EXERCISE DETAILS: Any pictures in the records below must be left out when you repeat the lines from the line containing "Write a Python" through the line containing "fig = plt.figure(figsize=(W" exactly.
# START OF PROVIDED DATA
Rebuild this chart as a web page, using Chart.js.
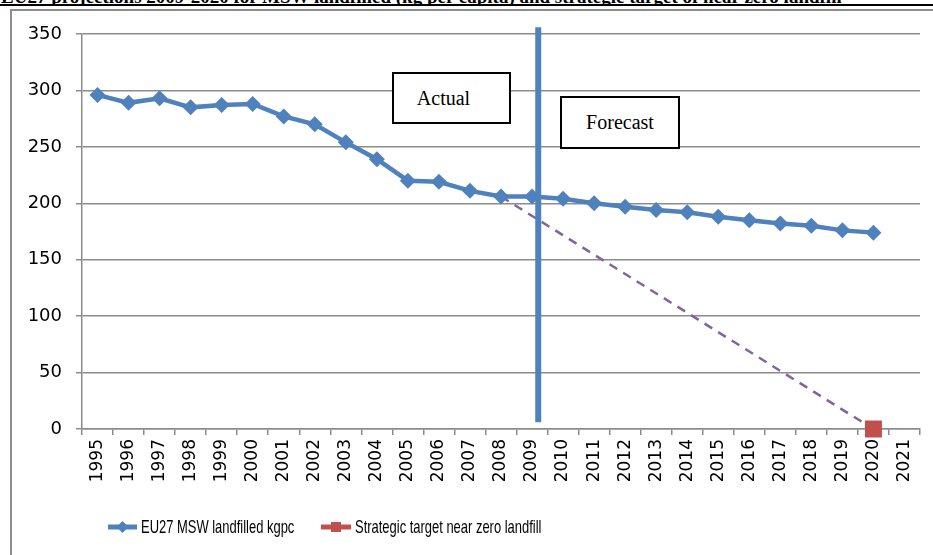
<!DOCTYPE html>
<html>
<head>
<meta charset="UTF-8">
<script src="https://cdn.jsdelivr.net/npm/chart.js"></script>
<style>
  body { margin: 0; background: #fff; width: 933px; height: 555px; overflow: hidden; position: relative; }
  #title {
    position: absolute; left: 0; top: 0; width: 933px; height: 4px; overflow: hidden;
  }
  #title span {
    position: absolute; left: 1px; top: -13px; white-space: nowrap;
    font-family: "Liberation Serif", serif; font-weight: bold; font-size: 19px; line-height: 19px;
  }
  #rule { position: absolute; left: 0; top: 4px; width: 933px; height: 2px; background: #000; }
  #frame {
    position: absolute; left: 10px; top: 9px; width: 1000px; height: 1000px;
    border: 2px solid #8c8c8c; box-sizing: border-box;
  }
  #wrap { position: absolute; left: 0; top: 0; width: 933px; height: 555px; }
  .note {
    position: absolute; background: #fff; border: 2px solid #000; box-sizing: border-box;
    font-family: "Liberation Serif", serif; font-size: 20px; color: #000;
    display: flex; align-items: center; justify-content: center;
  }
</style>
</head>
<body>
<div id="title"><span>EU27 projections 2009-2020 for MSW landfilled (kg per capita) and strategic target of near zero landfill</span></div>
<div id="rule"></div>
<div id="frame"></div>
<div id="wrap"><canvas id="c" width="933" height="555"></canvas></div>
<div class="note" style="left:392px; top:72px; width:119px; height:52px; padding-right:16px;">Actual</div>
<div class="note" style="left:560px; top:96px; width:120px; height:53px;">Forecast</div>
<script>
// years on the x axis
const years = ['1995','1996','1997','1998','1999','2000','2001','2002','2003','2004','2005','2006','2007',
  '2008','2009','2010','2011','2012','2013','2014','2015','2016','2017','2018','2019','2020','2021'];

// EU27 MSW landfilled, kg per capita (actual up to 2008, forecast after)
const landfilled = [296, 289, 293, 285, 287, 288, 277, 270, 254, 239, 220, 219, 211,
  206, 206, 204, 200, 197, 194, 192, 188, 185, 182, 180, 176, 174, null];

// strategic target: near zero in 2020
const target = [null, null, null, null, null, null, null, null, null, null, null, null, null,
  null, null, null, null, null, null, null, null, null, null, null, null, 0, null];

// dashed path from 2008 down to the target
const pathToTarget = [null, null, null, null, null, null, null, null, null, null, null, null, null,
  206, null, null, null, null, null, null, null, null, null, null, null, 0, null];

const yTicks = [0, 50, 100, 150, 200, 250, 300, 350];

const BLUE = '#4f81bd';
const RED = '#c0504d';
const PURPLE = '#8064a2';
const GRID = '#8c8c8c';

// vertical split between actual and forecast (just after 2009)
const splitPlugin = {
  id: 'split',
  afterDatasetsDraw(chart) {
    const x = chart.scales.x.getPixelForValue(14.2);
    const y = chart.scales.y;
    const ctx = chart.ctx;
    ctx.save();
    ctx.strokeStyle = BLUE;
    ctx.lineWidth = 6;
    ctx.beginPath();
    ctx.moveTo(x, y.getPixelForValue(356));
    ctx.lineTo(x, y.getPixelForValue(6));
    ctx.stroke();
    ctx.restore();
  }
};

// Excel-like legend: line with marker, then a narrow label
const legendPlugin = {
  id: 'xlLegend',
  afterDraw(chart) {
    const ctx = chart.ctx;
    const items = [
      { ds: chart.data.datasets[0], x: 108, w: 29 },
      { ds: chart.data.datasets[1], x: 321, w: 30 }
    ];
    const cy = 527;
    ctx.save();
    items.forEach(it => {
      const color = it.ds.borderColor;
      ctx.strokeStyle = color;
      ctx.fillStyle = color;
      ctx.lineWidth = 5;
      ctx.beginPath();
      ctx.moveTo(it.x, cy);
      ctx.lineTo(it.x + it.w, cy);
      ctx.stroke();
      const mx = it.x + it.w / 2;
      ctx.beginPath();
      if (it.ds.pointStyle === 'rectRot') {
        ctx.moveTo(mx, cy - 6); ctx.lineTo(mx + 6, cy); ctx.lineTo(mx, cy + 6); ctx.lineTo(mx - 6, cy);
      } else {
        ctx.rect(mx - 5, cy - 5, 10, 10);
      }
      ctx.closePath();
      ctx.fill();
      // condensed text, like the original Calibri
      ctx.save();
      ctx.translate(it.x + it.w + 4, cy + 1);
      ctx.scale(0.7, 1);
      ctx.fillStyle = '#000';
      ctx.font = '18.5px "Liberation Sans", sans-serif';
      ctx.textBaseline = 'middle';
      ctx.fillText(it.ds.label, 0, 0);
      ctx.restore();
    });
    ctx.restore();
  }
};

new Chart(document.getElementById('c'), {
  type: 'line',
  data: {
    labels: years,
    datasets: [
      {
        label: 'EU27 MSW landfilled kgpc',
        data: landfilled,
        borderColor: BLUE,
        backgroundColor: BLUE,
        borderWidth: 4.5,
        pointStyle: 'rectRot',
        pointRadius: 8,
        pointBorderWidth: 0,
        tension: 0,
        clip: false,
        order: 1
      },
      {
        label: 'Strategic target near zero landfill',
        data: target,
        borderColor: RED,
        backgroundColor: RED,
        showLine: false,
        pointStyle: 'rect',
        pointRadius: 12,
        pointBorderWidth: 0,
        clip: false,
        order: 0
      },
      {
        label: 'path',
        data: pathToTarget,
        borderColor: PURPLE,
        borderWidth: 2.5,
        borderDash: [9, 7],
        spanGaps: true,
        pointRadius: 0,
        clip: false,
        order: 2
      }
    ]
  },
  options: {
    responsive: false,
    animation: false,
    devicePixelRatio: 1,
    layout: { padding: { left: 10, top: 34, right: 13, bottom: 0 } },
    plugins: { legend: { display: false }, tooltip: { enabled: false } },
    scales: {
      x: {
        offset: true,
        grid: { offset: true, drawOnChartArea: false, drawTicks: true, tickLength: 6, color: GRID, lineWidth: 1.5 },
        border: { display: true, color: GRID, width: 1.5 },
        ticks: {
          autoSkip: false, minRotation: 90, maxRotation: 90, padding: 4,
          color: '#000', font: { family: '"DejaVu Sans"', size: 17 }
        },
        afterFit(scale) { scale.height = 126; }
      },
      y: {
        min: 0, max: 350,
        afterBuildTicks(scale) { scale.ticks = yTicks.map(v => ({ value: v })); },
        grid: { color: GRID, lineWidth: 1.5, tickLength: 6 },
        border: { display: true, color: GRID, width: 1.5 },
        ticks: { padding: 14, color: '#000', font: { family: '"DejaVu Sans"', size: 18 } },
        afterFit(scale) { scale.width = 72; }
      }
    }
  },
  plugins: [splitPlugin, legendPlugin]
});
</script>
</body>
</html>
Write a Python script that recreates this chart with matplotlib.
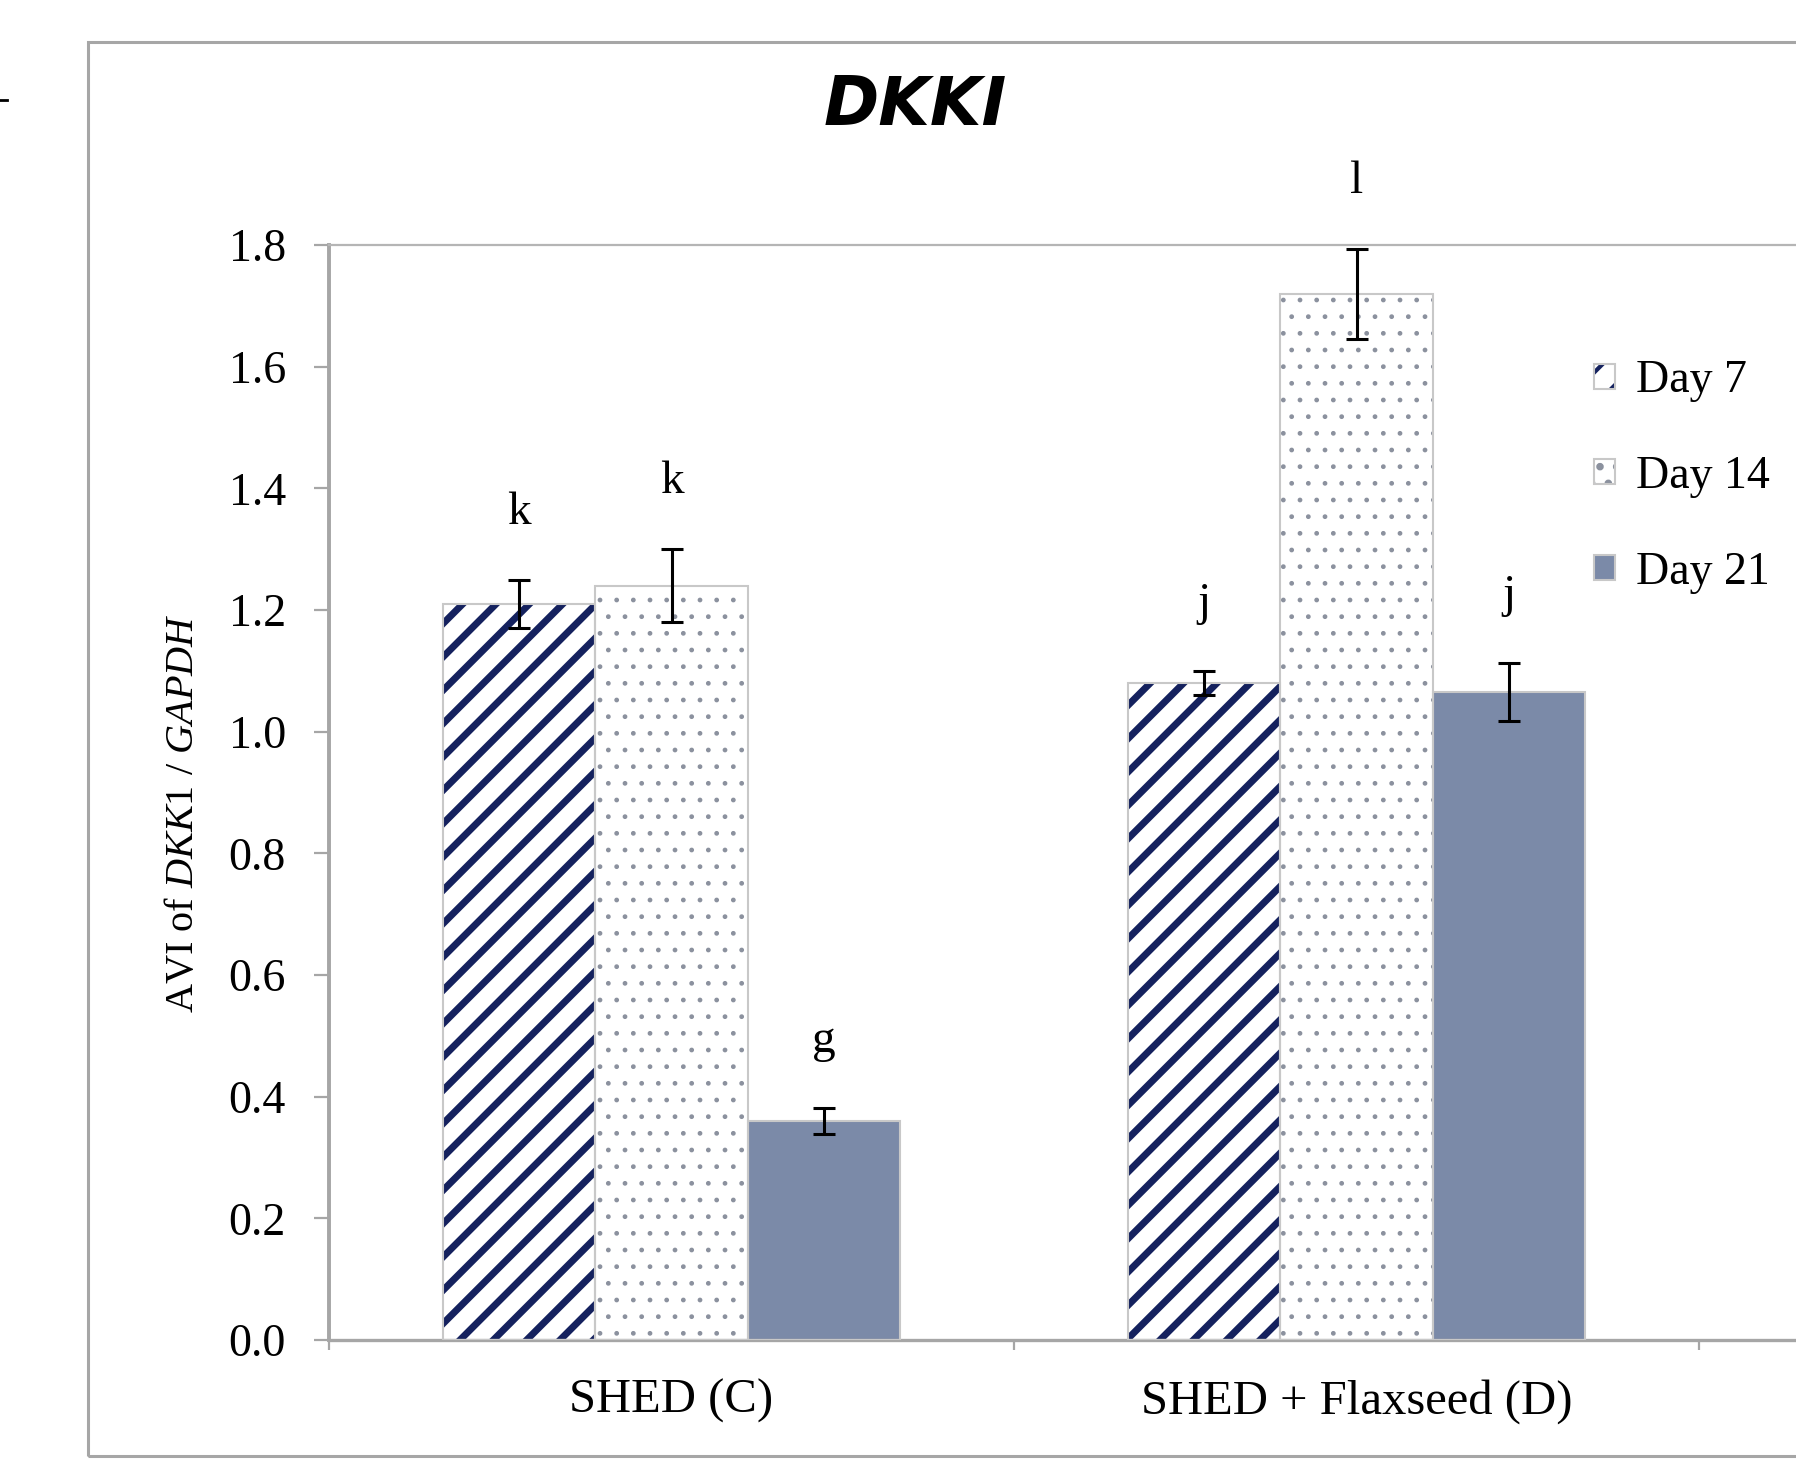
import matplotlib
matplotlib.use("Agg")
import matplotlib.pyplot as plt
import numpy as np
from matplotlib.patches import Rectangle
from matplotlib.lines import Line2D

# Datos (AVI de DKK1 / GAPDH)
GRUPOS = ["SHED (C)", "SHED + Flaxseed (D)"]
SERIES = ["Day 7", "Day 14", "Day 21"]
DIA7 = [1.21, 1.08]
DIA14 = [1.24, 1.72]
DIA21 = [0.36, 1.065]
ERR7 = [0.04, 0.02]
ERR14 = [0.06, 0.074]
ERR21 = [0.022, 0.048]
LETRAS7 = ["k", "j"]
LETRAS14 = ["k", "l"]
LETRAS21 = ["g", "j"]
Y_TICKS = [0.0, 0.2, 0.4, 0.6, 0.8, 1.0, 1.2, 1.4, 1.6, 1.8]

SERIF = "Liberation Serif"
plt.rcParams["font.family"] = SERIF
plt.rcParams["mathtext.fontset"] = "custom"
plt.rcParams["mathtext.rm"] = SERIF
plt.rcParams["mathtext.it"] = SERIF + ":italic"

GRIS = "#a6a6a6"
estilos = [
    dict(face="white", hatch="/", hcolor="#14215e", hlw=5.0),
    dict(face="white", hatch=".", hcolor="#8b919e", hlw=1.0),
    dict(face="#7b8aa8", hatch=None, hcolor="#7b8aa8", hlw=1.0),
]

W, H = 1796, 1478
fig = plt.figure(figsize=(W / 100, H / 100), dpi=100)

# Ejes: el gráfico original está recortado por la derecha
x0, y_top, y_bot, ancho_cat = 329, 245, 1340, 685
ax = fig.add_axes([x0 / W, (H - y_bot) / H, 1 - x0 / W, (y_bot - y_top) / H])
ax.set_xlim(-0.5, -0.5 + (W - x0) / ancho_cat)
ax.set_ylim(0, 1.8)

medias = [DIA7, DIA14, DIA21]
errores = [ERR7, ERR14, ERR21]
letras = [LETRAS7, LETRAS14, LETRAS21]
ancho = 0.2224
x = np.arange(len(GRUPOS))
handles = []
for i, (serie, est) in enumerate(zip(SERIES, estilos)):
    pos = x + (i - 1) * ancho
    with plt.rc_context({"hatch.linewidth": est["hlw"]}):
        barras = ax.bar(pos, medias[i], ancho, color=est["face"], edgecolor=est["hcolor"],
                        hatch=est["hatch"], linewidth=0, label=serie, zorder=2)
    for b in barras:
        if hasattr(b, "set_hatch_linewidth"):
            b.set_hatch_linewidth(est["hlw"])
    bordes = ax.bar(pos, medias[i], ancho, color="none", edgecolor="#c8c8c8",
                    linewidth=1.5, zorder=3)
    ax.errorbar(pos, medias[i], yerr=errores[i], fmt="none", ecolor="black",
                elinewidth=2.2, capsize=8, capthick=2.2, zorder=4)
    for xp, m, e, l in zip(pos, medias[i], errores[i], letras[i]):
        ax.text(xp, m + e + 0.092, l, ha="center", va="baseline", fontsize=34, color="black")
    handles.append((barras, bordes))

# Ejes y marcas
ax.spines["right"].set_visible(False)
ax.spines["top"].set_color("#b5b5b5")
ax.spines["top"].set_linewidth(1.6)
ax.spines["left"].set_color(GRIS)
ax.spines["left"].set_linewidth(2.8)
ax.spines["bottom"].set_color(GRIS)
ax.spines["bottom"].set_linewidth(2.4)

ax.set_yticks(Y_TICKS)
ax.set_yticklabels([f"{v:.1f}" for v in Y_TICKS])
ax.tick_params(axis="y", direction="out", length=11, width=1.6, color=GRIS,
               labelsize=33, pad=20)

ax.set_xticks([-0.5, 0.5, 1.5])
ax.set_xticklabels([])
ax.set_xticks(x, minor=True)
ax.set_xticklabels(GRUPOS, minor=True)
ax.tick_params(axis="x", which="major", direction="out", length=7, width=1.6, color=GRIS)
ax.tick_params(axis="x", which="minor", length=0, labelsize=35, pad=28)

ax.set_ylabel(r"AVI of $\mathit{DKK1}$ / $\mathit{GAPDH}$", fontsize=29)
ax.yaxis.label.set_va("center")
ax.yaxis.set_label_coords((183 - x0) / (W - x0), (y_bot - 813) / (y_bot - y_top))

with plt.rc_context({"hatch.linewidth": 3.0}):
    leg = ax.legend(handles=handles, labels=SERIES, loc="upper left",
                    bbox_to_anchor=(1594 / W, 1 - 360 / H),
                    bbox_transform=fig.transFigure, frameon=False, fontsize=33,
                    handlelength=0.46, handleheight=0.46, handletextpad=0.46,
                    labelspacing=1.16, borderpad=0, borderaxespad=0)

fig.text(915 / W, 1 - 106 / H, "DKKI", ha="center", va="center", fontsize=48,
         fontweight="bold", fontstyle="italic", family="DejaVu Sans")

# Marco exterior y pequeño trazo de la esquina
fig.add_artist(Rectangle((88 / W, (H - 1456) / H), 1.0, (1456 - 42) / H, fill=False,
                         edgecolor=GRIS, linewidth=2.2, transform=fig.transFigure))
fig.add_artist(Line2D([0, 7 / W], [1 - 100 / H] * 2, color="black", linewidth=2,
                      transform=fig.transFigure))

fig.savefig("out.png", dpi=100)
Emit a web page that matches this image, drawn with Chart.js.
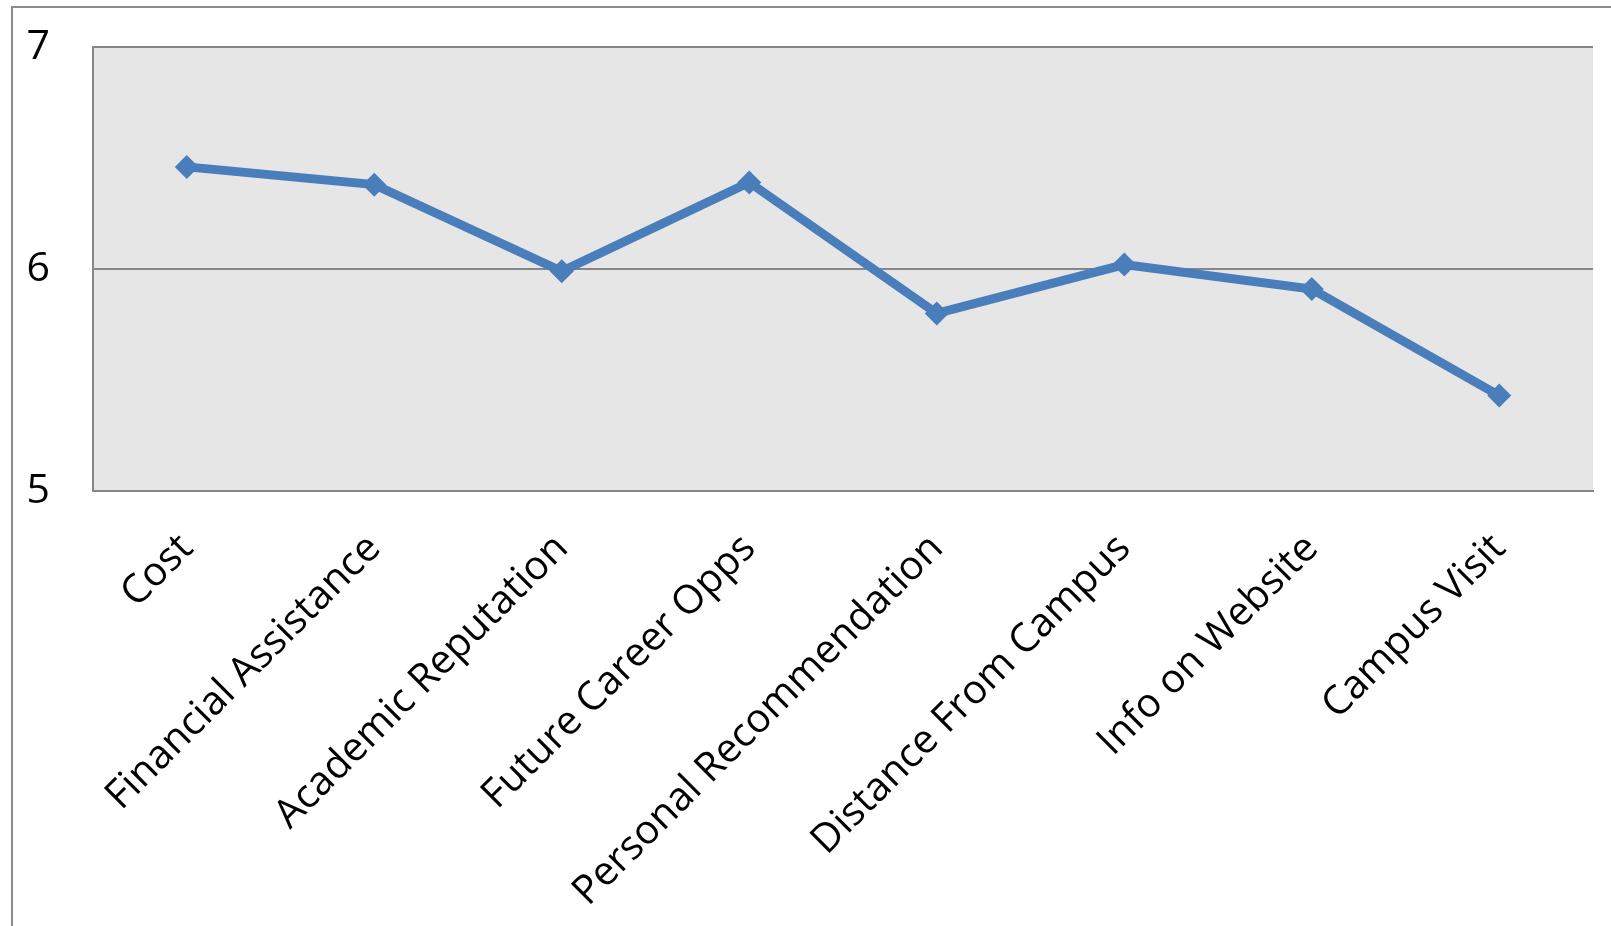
# END OF PROVIDED DATA
ANSWER TO THE TASK:
Write a Python script that recreates this chart with matplotlib.
import matplotlib
matplotlib.use("Agg")
import matplotlib.pyplot as plt
import numpy as np
from matplotlib.patches import Rectangle
from matplotlib.lines import Line2D

# Datos (AVI de DKK1 / GAPDH)
GRUPOS = ["SHED (C)", "SHED + Flaxseed (D)"]
SERIES = ["Day 7", "Day 14", "Day 21"]
DIA7 = [1.21, 1.08]
DIA14 = [1.24, 1.72]
DIA21 = [0.36, 1.065]
ERR7 = [0.04, 0.02]
ERR14 = [0.06, 0.074]
ERR21 = [0.022, 0.048]
LETRAS7 = ["k", "j"]
LETRAS14 = ["k", "l"]
LETRAS21 = ["g", "j"]
Y_TICKS = [0.0, 0.2, 0.4, 0.6, 0.8, 1.0, 1.2, 1.4, 1.6, 1.8]

SERIF = "Liberation Serif"
plt.rcParams["font.family"] = SERIF
plt.rcParams["mathtext.fontset"] = "custom"
plt.rcParams["mathtext.rm"] = SERIF
plt.rcParams["mathtext.it"] = SERIF + ":italic"

GRIS = "#a6a6a6"
estilos = [
    dict(face="white", hatch="/", hcolor="#14215e", hlw=5.0),
    dict(face="white", hatch=".", hcolor="#8b919e", hlw=1.0),
    dict(face="#7b8aa8", hatch=None, hcolor="#7b8aa8", hlw=1.0),
]

W, H = 1796, 1478
fig = plt.figure(figsize=(W / 100, H / 100), dpi=100)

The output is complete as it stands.